╔══

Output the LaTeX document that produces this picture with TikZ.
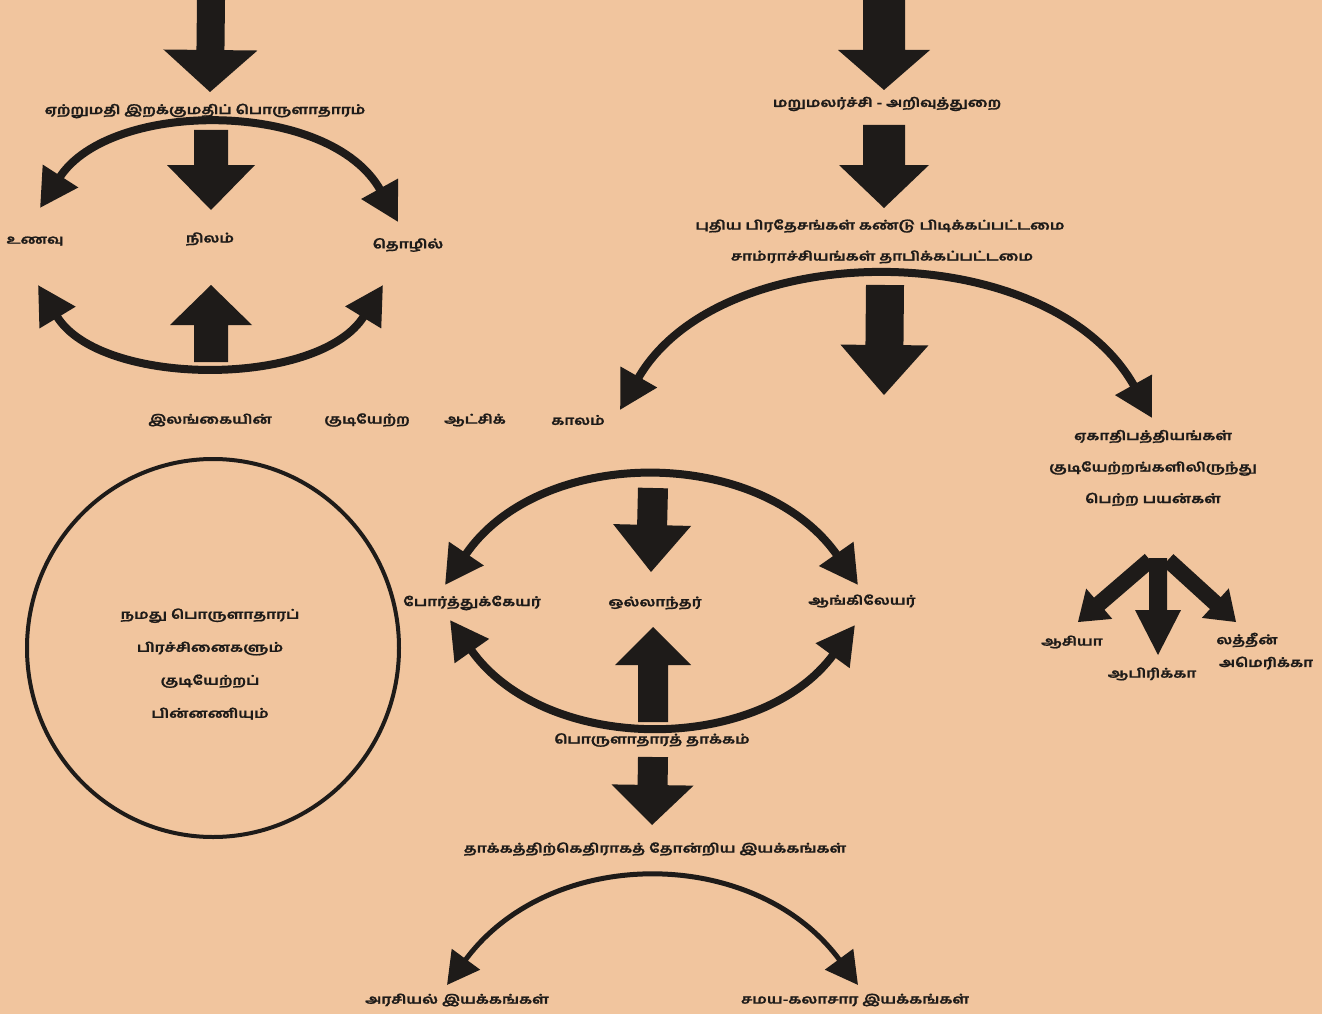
\documentclass[tikz,border=0pt]{standalone}
\usepackage{fontspec}
\usepackage{graphicx}
\newfontfamily\tam[Script=Tamil, FakeBold=1.2]{Hind Madurai}
\usetikzlibrary{arrows.meta,calc}
\definecolor{bg}{RGB}{241,197,158}
\definecolor{ink}{RGB}{30,27,25}
\newcommand\T[1]{\scalebox{1.33}[1.05]{#1}}
\newcommand\blkarrow[5]{%
 \coordinate (bh) at ($(#2)!#5!(#1)$);
 \fill[ink] ($(#1)!#3!90:(#2)$) -- ($(bh)!#3!90:(#2)$) -- ($(bh)!#4!90:(#2)$) -- (#2)
   -- ($(bh)!#4!-90:(#2)$) -- ($(bh)!#3!-90:(#2)$) -- ($(#1)!#3!-90:(#2)$) -- cycle;}
\tikzset{
 lbl/.style={font=\tam\bfseries\fontsize{12}{14}\selectfont, text=ink, inner sep=0pt},
 carrow/.style={draw=ink, line width=8pt, {Triangle[length=38pt,width=40pt]}-{Triangle[length=38pt,width=40pt]}},
 carrowthin/.style={draw=ink, line width=5pt, {Triangle[length=32pt,width=34pt]}-{Triangle[length=32pt,width=34pt]}},
}
\begin{document}
\begin{tikzpicture}[x=1pt,y=-1pt]
\useasboundingbox (0,0) rectangle (1322,1014);
\fill[bg] (0,0) rectangle (1322,1014);

% ---- labels
\node[lbl] (exim) at (205,111) {\T{ஏற்றுமதி இறக்குமதிப் பொருளாதாரம்}};
\node[lbl] (food) at (35,241) {\T{உணவு}};
\node[lbl] (land) at (210,239) {\T{நிலம்}};
\node[lbl] (ind) at (408,245) {\T{தொழில்}};
\node[lbl] (sl1) at (210,420) {\T{இலங்கையின்}};
\node[lbl] (sl2) at (367,420) {\T{குடியேற்ற}};
\node[lbl] (sl3) at (475,420) {\T{ஆட்சிக்}};
\node[lbl] (sl4) at (578,420) {\T{காலம்}};
\node[lbl] (ren) at (887,104) {\T{மறுமலர்ச்சி - அறிவுத்துறை}};
\node[lbl] (disc) at (880,226) {\T{புதிய பிரதேசங்கள் கண்டு பிடிக்கப்பட்டமை}};
\node[lbl] (emp) at (882,257) {\T{சாம்ராச்சியங்கள் தாபிக்கப்பட்டமை}};
\node[lbl, align=center, font=\tam\bfseries\fontsize{12}{31.5}\selectfont] (benef) at (1153,468) {\T{ஏகாதிபத்தியங்கள்}\\\T{குடியேற்றங்களிலிருந்து}\\\T{பெற்ற பயன்கள்}};
\node[lbl] (asia) at (1072,642) {\T{ஆசியா}};
\node[lbl] (afr) at (1152,674) {\T{ஆபிரிக்கா}};
\node[lbl] (lat1) at (1247,640) {\T{லத்தீன்}};
\node[lbl] (lat2) at (1266,663) {\T{அமெரிக்கா}};
\node[lbl, align=center, font=\tam\bfseries\fontsize{12}{33}\selectfont] (circ) at (210,664) {\T{நமது பொருளாதாரப்}\\\T{பிரச்சினைகளும்}\\\T{குடியேற்றப்}\\\T{பின்னணியும்}};
\node[lbl] (port) at (472,603) {\T{போர்த்துக்கேயர்}};
\node[lbl] (dutch) at (655,603) {\T{ஒல்லாந்தர்}};
\node[lbl] (eng) at (862,601) {\T{ஆங்கிலேயர்}};
\node[lbl] (impact) at (652,740) {\T{பொருளாதாரத் தாக்கம்}};
\node[lbl] (mov) at (655,849) {\T{தாக்கத்திற்கெதிராகத் தோன்றிய இயக்கங்கள்}};
\node[lbl] (pol) at (457,1000) {\T{அரசியல் இயக்கங்கள்}};
\node[lbl] (rel) at (855,1000) {\T{சமய-கலாசார இயக்கங்கள்}};

% ---- circle
\draw[ink, line width=4pt] (213,648) ellipse [x radius=186pt, y radius=189pt];

% ---- block arrows
\coordinate (b1s) at (211,0);   \coordinate (b1e) at (210,92);
\coordinate (b2s) at (211,130); \coordinate (b2e) at (211,210);
\coordinate (b3s) at (211,362); \coordinate (b3e) at (211,285);
\coordinate (b4s) at (884,0);   \coordinate (b4e) at (884,90);
\coordinate (b5s) at (884,125); \coordinate (b5e) at (884,208);
\coordinate (b6s) at (885,285); \coordinate (b6e) at (884,395);
\coordinate (b7s) at (653,488); \coordinate (b7e) at (651,572);
\coordinate (b8s) at (653,722); \coordinate (b8e) at (653,627);
\coordinate (b9s) at (653,757); \coordinate (b9e) at (652,825);
\coordinate (s1s) at (1158,558); \coordinate (s1e) at (1158,655);
\coordinate (s2s) at (1150,560); \coordinate (s2e) at (1078,622);
\coordinate (s3s) at (1168,560); \coordinate (s3e) at (1236,622);
\blkarrow{b1s}{b1e}{14pt}{47pt}{42pt}
\blkarrow{b2s}{b2e}{17pt}{44pt}{45pt}
\blkarrow{b3s}{b3e}{17pt}{41pt}{40pt}
\blkarrow{b4s}{b4e}{21pt}{46pt}{40pt}
\blkarrow{b5s}{b5e}{21pt}{45pt}{43pt}
\blkarrow{b6s}{b6e}{19pt}{44pt}{50pt}
\blkarrow{b7s}{b7e}{15pt}{39pt}{47pt}
\blkarrow{b8s}{b8e}{15pt}{38pt}{38pt}
\blkarrow{b9s}{b9e}{15pt}{41pt}{40pt}
\blkarrow{s1s}{s1e}{9pt}{23pt}{45pt}
\blkarrow{s2s}{s2e}{8pt}{20pt}{28pt}
\blkarrow{s3s}{s3e}{8pt}{20pt}{28pt}

% ---- curved arrows
\coordinate (cAl) at (40,208);   \coordinate (cAr) at (398,222);
\coordinate (cBl) at (38,285);   \coordinate (cBr) at (383,285);
\coordinate (cCl) at (620,410);  \coordinate (cCr) at (1152,418);
\coordinate (cDl) at (445,585);  \coordinate (cDr) at (858,585);
\coordinate (cEl) at (450,620);  \coordinate (cEr) at (855,625);
\coordinate (cFl) at (447,985);  \coordinate (cFr) at (858,985);
\draw[carrow] (cAl) .. controls (110,99) and (330,99) .. (cAr);
\draw[carrow] (cBl) .. controls (100,388) and (320,388) .. (cBr);
\draw[carrow] (cCl) .. controls (720,235) and (1050,235) .. (cCr);
\draw[carrow] (cDl) .. controls (540,445) and (760,445) .. (cDr);
\draw[carrow] (cEl) .. controls (545,755) and (760,755) .. (cEr);
\draw[carrowthin] (cFl) .. controls (550,845) and (755,845) .. (cFr);
\end{tikzpicture}
\end{document}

╚══

What is asked. Make an exact copy of the listing above. Do not include the pictures.

Response to the task.
Output the LaTeX document that produces this picture with TikZ.
\documentclass[tikz,border=0pt]{standalone}
\usepackage{fontspec}
\usepackage{graphicx}
\newfontfamily\tam[Script=Tamil, FakeBold=1.2]{Hind Madurai}
\usetikzlibrary{arrows.meta,calc}
\definecolor{bg}{RGB}{241,197,158}
\definecolor{ink}{RGB}{30,27,25}
\newcommand\T[1]{\scalebox{1.33}[1.05]{#1}}
\newcommand\blkarrow[5]{%
 \coordinate (bh) at ($(#2)!#5!(#1)$);
 \fill[ink] ($(#1)!#3!90:(#2)$) -- ($(bh)!#3!90:(#2)$) -- ($(bh)!#4!90:(#2)$) -- (#2)
   -- ($(bh)!#4!-90:(#2)$) -- ($(bh)!#3!-90:(#2)$) -- ($(#1)!#3!-90:(#2)$) -- cycle;}
\tikzset{
 lbl/.style={font=\tam\bfseries\fontsize{12}{14}\selectfont, text=ink, inner sep=0pt},
 carrow/.style={draw=ink, line width=8pt, {Triangle[length=38pt,width=40pt]}-{Triangle[length=38pt,width=40pt]}},
 carrowthin/.style={draw=ink, line width=5pt, {Triangle[length=32pt,width=34pt]}-{Triangle[length=32pt,width=34pt]}},
}
\begin{document}
\begin{tikzpicture}[x=1pt,y=-1pt]
\useasboundingbox (0,0) rectangle (1322,1014);
\fill[bg] (0,0) rectangle (1322,1014);

% ---- labels
\node[lbl] (exim) at (205,111) {\T{ஏற்றுமதி இறக்குமதிப் பொருளாதாரம்}};
\node[lbl] (food) at (35,241) {\T{உணவு}};
\node[lbl] (land) at (210,239) {\T{நிலம்}};
\node[lbl] (ind) at (408,245) {\T{தொழில்}};
\node[lbl] (sl1) at (210,420) {\T{இலங்கையின்}};
\node[lbl] (sl2) at (367,420) {\T{குடியேற்ற}};
\node[lbl] (sl3) at (475,420) {\T{ஆட்சிக்}};
\node[lbl] (sl4) at (578,420) {\T{காலம்}};
\node[lbl] (ren) at (887,104) {\T{மறுமலர்ச்சி - அறிவுத்துறை}};
\node[lbl] (disc) at (880,226) {\T{புதிய பிரதேசங்கள் கண்டு பிடிக்கப்பட்டமை}};
\node[lbl] (emp) at (882,257) {\T{சாம்ராச்சியங்கள் தாபிக்கப்பட்டமை}};
\node[lbl, align=center, font=\tam\bfseries\fontsize{12}{31.5}\selectfont] (benef) at (1153,468) {\T{ஏகாதிபத்தியங்கள்}\\\T{குடியேற்றங்களிலிருந்து}\\\T{பெற்ற பயன்கள்}};
\node[lbl] (asia) at (1072,642) {\T{ஆசியா}};
\node[lbl] (afr) at (1152,674) {\T{ஆபிரிக்கா}};
\node[lbl] (lat1) at (1247,640) {\T{லத்தீன்}};
\node[lbl] (lat2) at (1266,663) {\T{அமெரிக்கா}};
\node[lbl, align=center, font=\tam\bfseries\fontsize{12}{33}\selectfont] (circ) at (210,664) {\T{நமது பொருளாதாரப்}\\\T{பிரச்சினைகளும்}\\\T{குடியேற்றப்}\\\T{பின்னணியும்}};
\node[lbl] (port) at (472,603) {\T{போர்த்துக்கேயர்}};
\node[lbl] (dutch) at (655,603) {\T{ஒல்லாந்தர்}};
\node[lbl] (eng) at (862,601) {\T{ஆங்கிலேயர்}};
\node[lbl] (impact) at (652,740) {\T{பொருளாதாரத் தாக்கம்}};
\node[lbl] (mov) at (655,849) {\T{தாக்கத்திற்கெதிராகத் தோன்றிய இயக்கங்கள்}};
\node[lbl] (pol) at (457,1000) {\T{அரசியல் இயக்கங்கள்}};
\node[lbl] (rel) at (855,1000) {\T{சமய-கலாசார இயக்கங்கள்}};

% ---- circle
\draw[ink, line width=4pt] (213,648) ellipse [x radius=186pt, y radius=189pt];

% ---- block arrows
\coordinate (b1s) at (211,0);   \coordinate (b1e) at (210,92);
\coordinate (b2s) at (211,130); \coordinate (b2e) at (211,210);
\coordinate (b3s) at (211,362); \coordinate (b3e) at (211,285);
\coordinate (b4s) at (884,0);   \coordinate (b4e) at (884,90);
\coordinate (b5s) at (884,125); \coordinate (b5e) at (884,208);
\coordinate (b6s) at (885,285); \coordinate (b6e) at (884,395);
\coordinate (b7s) at (653,488); \coordinate (b7e) at (651,572);
\coordinate (b8s) at (653,722); \coordinate (b8e) at (653,627);
\coordinate (b9s) at (653,757); \coordinate (b9e) at (652,825);
\coordinate (s1s) at (1158,558); \coordinate (s1e) at (1158,655);
\coordinate (s2s) at (1150,560); \coordinate (s2e) at (1078,622);
\coordinate (s3s) at (1168,560); \coordinate (s3e) at (1236,622);
\blkarrow{b1s}{b1e}{14pt}{47pt}{42pt}
\blkarrow{b2s}{b2e}{17pt}{44pt}{45pt}
\blkarrow{b3s}{b3e}{17pt}{41pt}{40pt}
\blkarrow{b4s}{b4e}{21pt}{46pt}{40pt}
\blkarrow{b5s}{b5e}{21pt}{45pt}{43pt}
\blkarrow{b6s}{b6e}{19pt}{44pt}{50pt}
\blkarrow{b7s}{b7e}{15pt}{39pt}{47pt}
\blkarrow{b8s}{b8e}{15pt}{38pt}{38pt}
\blkarrow{b9s}{b9e}{15pt}{41pt}{40pt}
\blkarrow{s1s}{s1e}{9pt}{23pt}{45pt}
\blkarrow{s2s}{s2e}{8pt}{20pt}{28pt}
\blkarrow{s3s}{s3e}{8pt}{20pt}{28pt}

% ---- curved arrows
\coordinate (cAl) at (40,208);   \coordinate (cAr) at (398,222);
\coordinate (cBl) at (38,285);   \coordinate (cBr) at (383,285);
\coordinate (cCl) at (620,410);  \coordinate (cCr) at (1152,418);
\coordinate (cDl) at (445,585);  \coordinate (cDr) at (858,585);
\coordinate (cEl) at (450,620);  \coordinate (cEr) at (855,625);
\coordinate (cFl) at (447,985);  \coordinate (cFr) at (858,985);
\draw[carrow] (cAl) .. controls (110,99) and (330,99) .. (cAr);
\draw[carrow] (cBl) .. controls (100,388) and (320,388) .. (cBr);
\draw[carrow] (cCl) .. controls (720,235) and (1050,235) .. (cCr);
\draw[carrow] (cDl) .. controls (540,445) and (760,445) .. (cDr);
\draw[carrow] (cEl) .. controls (545,755) and (760,755) .. (cEr);
\draw[carrowthin] (cFl) .. controls (550,845) and (755,845) .. (cFr);
\end{tikzpicture}
\end{document}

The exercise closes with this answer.